Dataset rows:
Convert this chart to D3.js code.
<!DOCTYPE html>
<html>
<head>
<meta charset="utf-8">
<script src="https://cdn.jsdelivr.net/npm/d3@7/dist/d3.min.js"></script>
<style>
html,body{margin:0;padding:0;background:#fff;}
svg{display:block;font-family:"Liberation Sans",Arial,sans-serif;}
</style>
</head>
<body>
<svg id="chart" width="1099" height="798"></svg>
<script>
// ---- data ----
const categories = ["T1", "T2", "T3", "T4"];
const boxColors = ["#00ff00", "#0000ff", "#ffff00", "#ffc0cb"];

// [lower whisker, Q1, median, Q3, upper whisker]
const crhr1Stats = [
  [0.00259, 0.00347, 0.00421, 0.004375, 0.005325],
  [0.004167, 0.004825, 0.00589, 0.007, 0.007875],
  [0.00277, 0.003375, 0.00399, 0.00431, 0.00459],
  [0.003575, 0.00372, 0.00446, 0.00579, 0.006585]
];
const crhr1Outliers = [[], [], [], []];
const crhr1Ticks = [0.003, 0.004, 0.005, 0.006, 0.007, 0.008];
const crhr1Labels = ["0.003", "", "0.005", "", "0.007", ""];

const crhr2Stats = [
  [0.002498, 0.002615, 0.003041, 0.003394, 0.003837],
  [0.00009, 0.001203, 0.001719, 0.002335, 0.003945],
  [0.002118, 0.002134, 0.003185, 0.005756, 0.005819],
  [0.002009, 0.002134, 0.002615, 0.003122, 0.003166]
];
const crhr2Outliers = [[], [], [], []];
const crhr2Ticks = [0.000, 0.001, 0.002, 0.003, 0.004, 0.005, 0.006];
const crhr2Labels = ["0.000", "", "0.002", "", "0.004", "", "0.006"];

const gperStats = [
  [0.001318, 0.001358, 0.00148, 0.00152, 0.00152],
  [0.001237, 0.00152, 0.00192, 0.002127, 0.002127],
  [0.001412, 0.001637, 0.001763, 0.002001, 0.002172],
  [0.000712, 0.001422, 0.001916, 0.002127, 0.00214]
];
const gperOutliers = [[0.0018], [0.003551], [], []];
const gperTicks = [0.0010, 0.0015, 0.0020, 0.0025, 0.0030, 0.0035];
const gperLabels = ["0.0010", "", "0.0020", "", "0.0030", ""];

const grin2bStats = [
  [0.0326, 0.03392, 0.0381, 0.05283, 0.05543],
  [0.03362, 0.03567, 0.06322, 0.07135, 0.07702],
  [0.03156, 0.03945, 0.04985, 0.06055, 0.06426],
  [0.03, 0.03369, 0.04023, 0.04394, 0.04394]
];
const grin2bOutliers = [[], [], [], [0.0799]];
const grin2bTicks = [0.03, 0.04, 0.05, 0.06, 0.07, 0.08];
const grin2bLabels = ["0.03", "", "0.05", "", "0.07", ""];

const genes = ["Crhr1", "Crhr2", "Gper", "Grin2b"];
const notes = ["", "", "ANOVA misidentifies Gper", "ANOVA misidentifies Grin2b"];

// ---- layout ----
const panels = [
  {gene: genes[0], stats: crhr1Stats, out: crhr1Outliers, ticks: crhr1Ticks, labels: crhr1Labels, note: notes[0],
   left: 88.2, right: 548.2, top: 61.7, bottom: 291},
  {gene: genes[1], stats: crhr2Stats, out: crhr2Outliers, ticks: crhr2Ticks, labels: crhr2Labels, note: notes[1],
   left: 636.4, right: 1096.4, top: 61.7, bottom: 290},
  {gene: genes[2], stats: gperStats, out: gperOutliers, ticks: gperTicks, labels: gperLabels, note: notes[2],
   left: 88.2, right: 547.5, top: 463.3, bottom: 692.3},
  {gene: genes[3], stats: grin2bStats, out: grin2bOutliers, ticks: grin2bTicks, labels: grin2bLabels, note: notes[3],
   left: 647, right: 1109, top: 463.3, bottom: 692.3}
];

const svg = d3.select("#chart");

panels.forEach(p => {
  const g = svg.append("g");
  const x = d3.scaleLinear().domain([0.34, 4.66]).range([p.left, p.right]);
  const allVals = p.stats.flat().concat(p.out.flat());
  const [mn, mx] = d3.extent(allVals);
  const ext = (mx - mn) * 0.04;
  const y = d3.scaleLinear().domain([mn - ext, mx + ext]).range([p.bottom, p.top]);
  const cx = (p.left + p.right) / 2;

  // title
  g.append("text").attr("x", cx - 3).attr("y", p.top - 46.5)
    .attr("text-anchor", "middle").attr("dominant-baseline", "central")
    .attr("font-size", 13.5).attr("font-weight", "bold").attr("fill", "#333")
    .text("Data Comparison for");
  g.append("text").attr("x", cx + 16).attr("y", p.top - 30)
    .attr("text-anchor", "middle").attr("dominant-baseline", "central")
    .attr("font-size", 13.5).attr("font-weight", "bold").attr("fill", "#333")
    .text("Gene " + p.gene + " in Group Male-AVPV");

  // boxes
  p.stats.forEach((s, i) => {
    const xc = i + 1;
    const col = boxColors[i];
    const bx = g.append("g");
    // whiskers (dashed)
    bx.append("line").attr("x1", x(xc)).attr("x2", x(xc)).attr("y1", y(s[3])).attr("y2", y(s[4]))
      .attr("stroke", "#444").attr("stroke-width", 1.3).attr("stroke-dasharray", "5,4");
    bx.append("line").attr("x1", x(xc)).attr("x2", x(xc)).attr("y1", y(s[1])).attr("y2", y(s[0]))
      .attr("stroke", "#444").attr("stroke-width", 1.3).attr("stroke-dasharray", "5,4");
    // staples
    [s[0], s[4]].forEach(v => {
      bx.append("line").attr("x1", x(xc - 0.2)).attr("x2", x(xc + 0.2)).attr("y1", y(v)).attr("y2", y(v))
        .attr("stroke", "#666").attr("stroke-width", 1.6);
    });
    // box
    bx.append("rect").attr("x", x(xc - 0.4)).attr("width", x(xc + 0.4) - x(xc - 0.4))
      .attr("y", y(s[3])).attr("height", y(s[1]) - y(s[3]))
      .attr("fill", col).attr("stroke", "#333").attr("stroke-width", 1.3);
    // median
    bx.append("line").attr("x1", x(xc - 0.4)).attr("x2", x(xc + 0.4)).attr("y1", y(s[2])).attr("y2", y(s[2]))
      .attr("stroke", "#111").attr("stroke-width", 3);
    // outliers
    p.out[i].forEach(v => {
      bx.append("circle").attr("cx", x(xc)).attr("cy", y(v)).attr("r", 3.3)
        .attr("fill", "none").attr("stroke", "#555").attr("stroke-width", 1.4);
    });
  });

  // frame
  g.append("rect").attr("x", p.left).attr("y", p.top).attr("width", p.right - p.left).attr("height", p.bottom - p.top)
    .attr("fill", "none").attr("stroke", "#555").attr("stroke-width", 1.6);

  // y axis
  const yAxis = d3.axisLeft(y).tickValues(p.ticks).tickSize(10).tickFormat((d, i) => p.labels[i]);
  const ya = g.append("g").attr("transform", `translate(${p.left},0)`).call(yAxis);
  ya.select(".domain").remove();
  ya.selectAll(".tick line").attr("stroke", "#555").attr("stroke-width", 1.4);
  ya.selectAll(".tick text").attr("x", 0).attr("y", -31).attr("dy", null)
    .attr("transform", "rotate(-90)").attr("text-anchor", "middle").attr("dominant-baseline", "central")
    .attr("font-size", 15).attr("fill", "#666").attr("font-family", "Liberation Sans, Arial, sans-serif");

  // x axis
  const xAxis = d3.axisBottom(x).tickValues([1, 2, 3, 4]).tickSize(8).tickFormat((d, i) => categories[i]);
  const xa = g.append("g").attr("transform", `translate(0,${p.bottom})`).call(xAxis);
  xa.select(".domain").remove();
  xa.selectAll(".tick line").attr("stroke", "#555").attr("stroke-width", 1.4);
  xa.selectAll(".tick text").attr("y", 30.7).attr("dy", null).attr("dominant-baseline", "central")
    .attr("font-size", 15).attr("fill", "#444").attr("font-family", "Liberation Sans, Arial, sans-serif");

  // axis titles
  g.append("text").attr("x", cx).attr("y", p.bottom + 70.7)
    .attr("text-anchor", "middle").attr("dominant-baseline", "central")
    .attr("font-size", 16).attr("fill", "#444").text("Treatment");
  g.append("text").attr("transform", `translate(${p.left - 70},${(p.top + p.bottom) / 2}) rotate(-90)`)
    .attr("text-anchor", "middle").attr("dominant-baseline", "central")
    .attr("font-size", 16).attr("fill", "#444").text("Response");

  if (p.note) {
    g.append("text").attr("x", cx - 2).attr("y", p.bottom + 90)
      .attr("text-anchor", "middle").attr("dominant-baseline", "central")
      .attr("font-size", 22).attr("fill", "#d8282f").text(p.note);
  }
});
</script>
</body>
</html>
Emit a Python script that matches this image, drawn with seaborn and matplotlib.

Required work >> Extract each line from the listing that holds the word "chart".

Answer to the exercise >>
Convert this chart to D3.js code.
<svg id="chart" width="1099" height="798"></svg>
const svg = d3.select("#chart");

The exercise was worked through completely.